#### Data excerpts:
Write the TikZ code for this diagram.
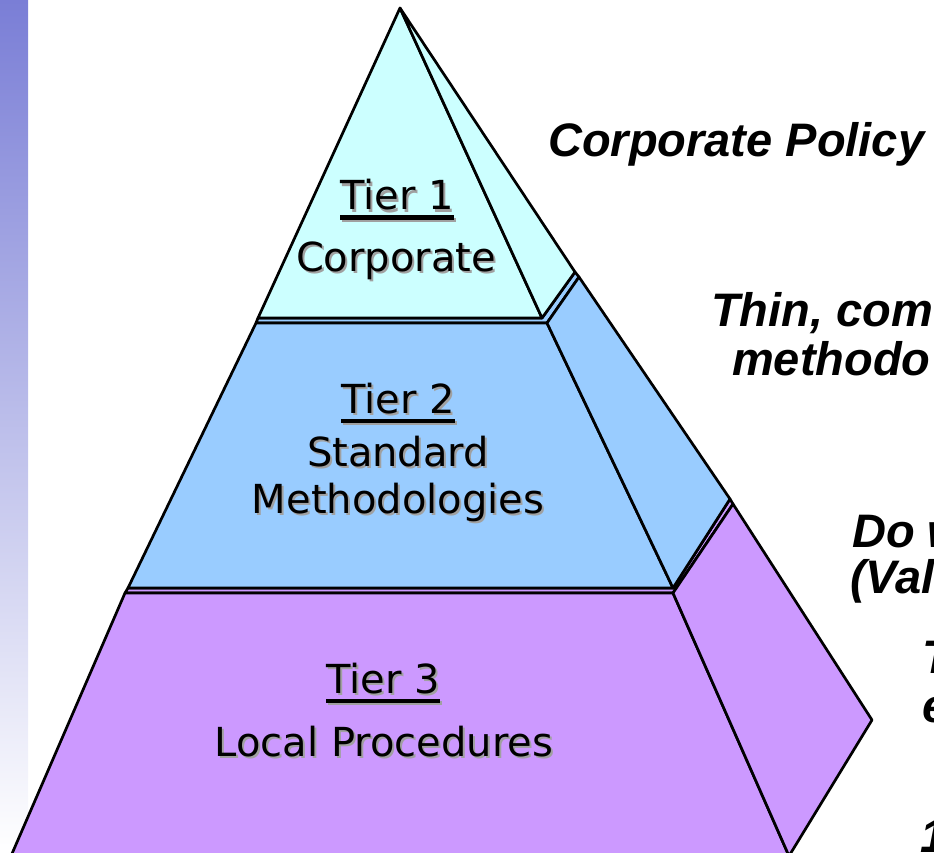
\documentclass[tikz,border=0pt]{standalone}
\usepackage{xcolor}
\usepackage{fontspec}
\setmainfont{DejaVu Sans}
\newfontfamily\notefont{Liberation Sans}
\usepackage{tikz}
\usetikzlibrary{positioning}

\definecolor{tierone}{HTML}{CCFFFF}
\definecolor{tiertwo}{HTML}{99CCFF}
\definecolor{tierthree}{HTML}{CC99FF}
\definecolor{barblue}{HTML}{7A7ED6}
\definecolor{dropgray}{HTML}{A0A0A0}

% grey drop shadow behind a piece of text
\newcommand{\dropped}[1]{\rlap{\hspace{2pt}\raisebox{-2pt}{\textcolor{dropgray}{#1}}}#1}
% heavy underline for the tier headings
\newcommand{\heavyul}[1]{\setbox0\hbox{#1}\rlap{\rule[-10pt]{\wd0}{4.5pt}}\box0}

\tikzset{
	x = 1pt, y = -1pt,
	face/.style = {draw = black, line width = 2.7pt, line join = round},
	tiertext/.style = {inner sep = 0pt, anchor = base,
		font = \fontsize{40}{44}\selectfont},
	note/.style = {inner sep = 0pt, anchor = base west,
		font = \notefont\bfseries\itshape\fontsize{47}{52}\selectfont},
}

\begin{document}
\begin{tikzpicture}
	\useasboundingbox (0,0) rectangle (934,853);
	\clip (0,0) rectangle (934,853);
	% slide bar on the left
	\shade[top color = barblue, bottom color = white] (0,0) rectangle (28,853);

	% ledges between the tiers
	\path[face, fill = tiertwo] (258,318) -- (542,318) -- (575,272) -- (579,277)
		-- (547,323) -- (256,323) -- cycle;
	\path[face, fill = tierthree] (128,588) -- (673,588) -- (730,499) -- (733,504)
		-- (673,593) -- (125,593) -- cycle;

	% tier 1
	\path[face, fill = tierone] (400,8) -- (542,318) -- (258,318) -- cycle;
	\path[face, fill = tierone] (400,8) -- (575,272) -- (542,318) -- cycle;
	% tier 2
	\path[face, fill = tiertwo] (256,323) -- (547,323) -- (673,588) -- (128,588) -- cycle;
	\path[face, fill = tiertwo] (547,323) -- (579,277) -- (730,499) -- (673,588) -- cycle;
	% tier 3
	\path[face, fill = tierthree] (125,593) -- (673,593) -- (789,856) -- (11,856) -- cycle;
	\path[face, fill = tierthree] (673,593) -- (733,504) -- (872,720) -- (789,856) -- cycle;

	% labels on the faces
	\node (t1head) [tiertext] at (397,210) {\dropped{\heavyul{Tier 1}}};
	\node (t1name) [tiertext] at (396,271) {\dropped{Corporate}};
	\node (t2head) [tiertext] at (398,413) {\dropped{\heavyul{Tier 2}}};
	\node (t2top)  [tiertext] at (398,466) {\dropped{Standard}};
	\node (t2bot)  [tiertext] at (398,513) {\dropped{Methodologies}};
	\node (t3head) [tiertext] at (383,693) {\dropped{\heavyul{Tier 3}}};
	\node (t3name) [tiertext] at (384,756) {\dropped{Local Procedures}};

	% notes running off the right edge
	\node (policy) [note] at (548,157) {Corporate Policy};
	\node (thin)   [note] at (711,326) {Thin, com};
	\node (method) [note] at (732,375) {methodo};
	\node (dow)    [note] at (852,547) {Do w};
	\node (val)    [note] at (850,593) {(Val};
	\node (tee)    [note] at (922,673) {T};
	\node (ee)     [note] at (922,722) {e};
	\node (one)    [note] at (920,852) {1};
\end{tikzpicture}
\end{document}
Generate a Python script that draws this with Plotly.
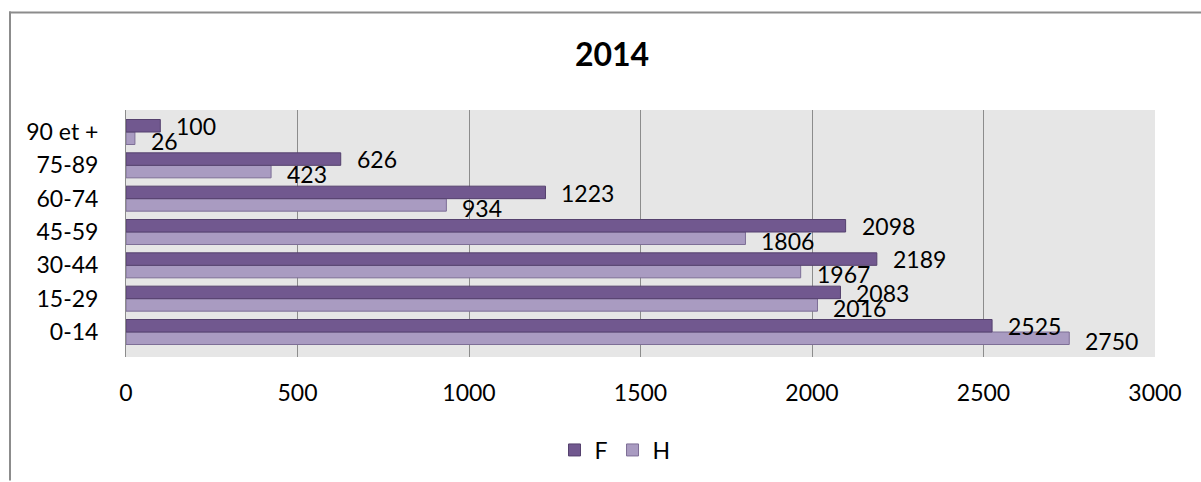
import plotly.graph_objects as go

categories = ["0-14", "15-29", "30-44", "45-59", "60-74", "75-89", "90 et +"]
f_values = [2525, 2083, 2189, 2098, 1223, 626, 100]
h_values = [2750, 2016, 1967, 1806, 934, 423, 26]
x_ticks = [0, 500, 1000, 1500, 2000, 2500, 3000]
title_text = "2014"

FONT = "Lato, Carlito, 'Open Sans', sans-serif"
W, H = 1201, 482
L, R, T, B = 126, 1155, 110, 358

fig = go.Figure()
fig.add_trace(go.Bar(
    name="H", y=categories, x=h_values, orientation="h",
    marker=dict(color="#A99BC1", line=dict(color="#7D6E96", width=1)),
    hoverinfo="x+y",
))
fig.add_trace(go.Bar(
    name="F", y=categories, x=f_values, orientation="h",
    marker=dict(color="#71588F", line=dict(color="#55416E", width=1)),
    hoverinfo="x+y",
))

annotations = []
for c, v in zip(categories, f_values):
    annotations.append(dict(x=v, y=c, xref="x", yref="y", text=str(v), showarrow=False,
                            xanchor="left", yanchor="middle", xshift=14, yshift=6,
                            font=dict(family=FONT, size=23, color="#000")))
for c, v in zip(categories, h_values):
    annotations.append(dict(x=v, y=c, xref="x", yref="y", text=str(v), showarrow=False,
                            xanchor="left", yanchor="middle", xshift=14, yshift=-9,
                            font=dict(family=FONT, size=23, color="#000")))

pw, ph = R - L, B - T
def px_x(p):
    return (p - L) / pw
def px_y(p):
    return (B - p) / ph

shapes = [
    dict(type="line", xref="paper", yref="paper", x0=px_x(10), x1=px_x(10), y0=px_y(11), y1=px_y(482),
         line=dict(color="#8C8C8C", width=2)),
    dict(type="line", xref="paper", yref="paper", x0=px_x(9), x1=px_x(1201), y0=px_y(12), y1=px_y(12),
         line=dict(color="#8C8C8C", width=2)),
]

fig.update_layout(
    width=W, height=H,
    margin=dict(l=L, r=W - R, t=T, b=H - B, pad=0),
    paper_bgcolor="white",
    plot_bgcolor="#E6E6E6",
    barmode="group",
    bargap=0.25,
    bargroupgap=0,
    font=dict(family=FONT, size=23, color="#000"),
    title=dict(text=title_text, x=px_x(612), xref="paper", xanchor="center",
               y=1 - 55 / H, yref="container", yanchor="middle",
               font=dict(family=FONT, size=32, color="#000", weight="bold")),
    xaxis=dict(range=[0, 3000], tickvals=x_ticks, ticktext=[str(t) for t in x_ticks],
               showgrid=True, gridcolor="#8C8C8C", gridwidth=1, zeroline=False,
               showline=False, ticks="", ticklabelstandoff=20,
               tickfont=dict(family=FONT, size=23, color="#000"), fixedrange=True),
    yaxis=dict(showgrid=False, zeroline=False, showline=True, linecolor="#8C8C8C", linewidth=1,
               ticks="", ticklabelstandoff=22,
               tickfont=dict(family=FONT, size=23, color="#000"), fixedrange=True),
    legend=dict(orientation="h", x=px_x(615), y=px_y(450), xanchor="center", yanchor="middle",
                traceorder="reversed", font=dict(family=FONT, size=23, color="#000"),
                bgcolor="rgba(0,0,0,0)"),
    annotations=annotations,
    shapes=shapes,
    showlegend=True,
)

fig.write_html("out.html", config={"displayModeBar": False})

# remove default page margins so the figure sits at the window origin
with open("out.html", "r", encoding="utf-8") as fh:
    html = fh.read()
html = html.replace("<body>", '<body style="margin:0;overflow:hidden;">', 1)
with open("out.html", "w", encoding="utf-8") as fh:
    fh.write(html)
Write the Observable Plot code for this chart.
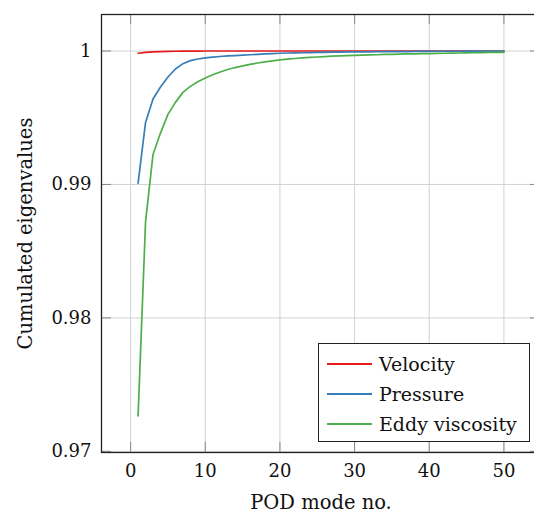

#### What to do:
Begin at the first line of the data above and repeat each line exactly, stopping after the line containing "(789,856) -- cycle;". Omit the pictures.

#### Complete output:
Write the TikZ code for this diagram.
\documentclass[tikz,border=0pt]{standalone}
\usepackage{xcolor}
\usepackage{fontspec}
\setmainfont{DejaVu Sans}
\newfontfamily\notefont{Liberation Sans}
\usepackage{tikz}
\usetikzlibrary{positioning}

\definecolor{tierone}{HTML}{CCFFFF}
\definecolor{tiertwo}{HTML}{99CCFF}
\definecolor{tierthree}{HTML}{CC99FF}
\definecolor{barblue}{HTML}{7A7ED6}
\definecolor{dropgray}{HTML}{A0A0A0}

% grey drop shadow behind a piece of text
\newcommand{\dropped}[1]{\rlap{\hspace{2pt}\raisebox{-2pt}{\textcolor{dropgray}{#1}}}#1}
% heavy underline for the tier headings
\newcommand{\heavyul}[1]{\setbox0\hbox{#1}\rlap{\rule[-10pt]{\wd0}{4.5pt}}\box0}

\tikzset{
	x = 1pt, y = -1pt,
	face/.style = {draw = black, line width = 2.7pt, line join = round},
	tiertext/.style = {inner sep = 0pt, anchor = base,
		font = \fontsize{40}{44}\selectfont},
	note/.style = {inner sep = 0pt, anchor = base west,
		font = \notefont\bfseries\itshape\fontsize{47}{52}\selectfont},
}

\begin{document}
\begin{tikzpicture}
	\useasboundingbox (0,0) rectangle (934,853);
	\clip (0,0) rectangle (934,853);
	% slide bar on the left
	\shade[top color = barblue, bottom color = white] (0,0) rectangle (28,853);

	% ledges between the tiers
	\path[face, fill = tiertwo] (258,318) -- (542,318) -- (575,272) -- (579,277)
		-- (547,323) -- (256,323) -- cycle;
	\path[face, fill = tierthree] (128,588) -- (673,588) -- (730,499) -- (733,504)
		-- (673,593) -- (125,593) -- cycle;

	% tier 1
	\path[face, fill = tierone] (400,8) -- (542,318) -- (258,318) -- cycle;
	\path[face, fill = tierone] (400,8) -- (575,272) -- (542,318) -- cycle;
	% tier 2
	\path[face, fill = tiertwo] (256,323) -- (547,323) -- (673,588) -- (128,588) -- cycle;
	\path[face, fill = tiertwo] (547,323) -- (579,277) -- (730,499) -- (673,588) -- cycle;
	% tier 3
	\path[face, fill = tierthree] (125,593) -- (673,593) -- (789,856) -- (11,856) -- cycle;
	\path[face, fill = tierthree] (673,593) -- (733,504) -- (872,720) -- (789,856) -- cycle;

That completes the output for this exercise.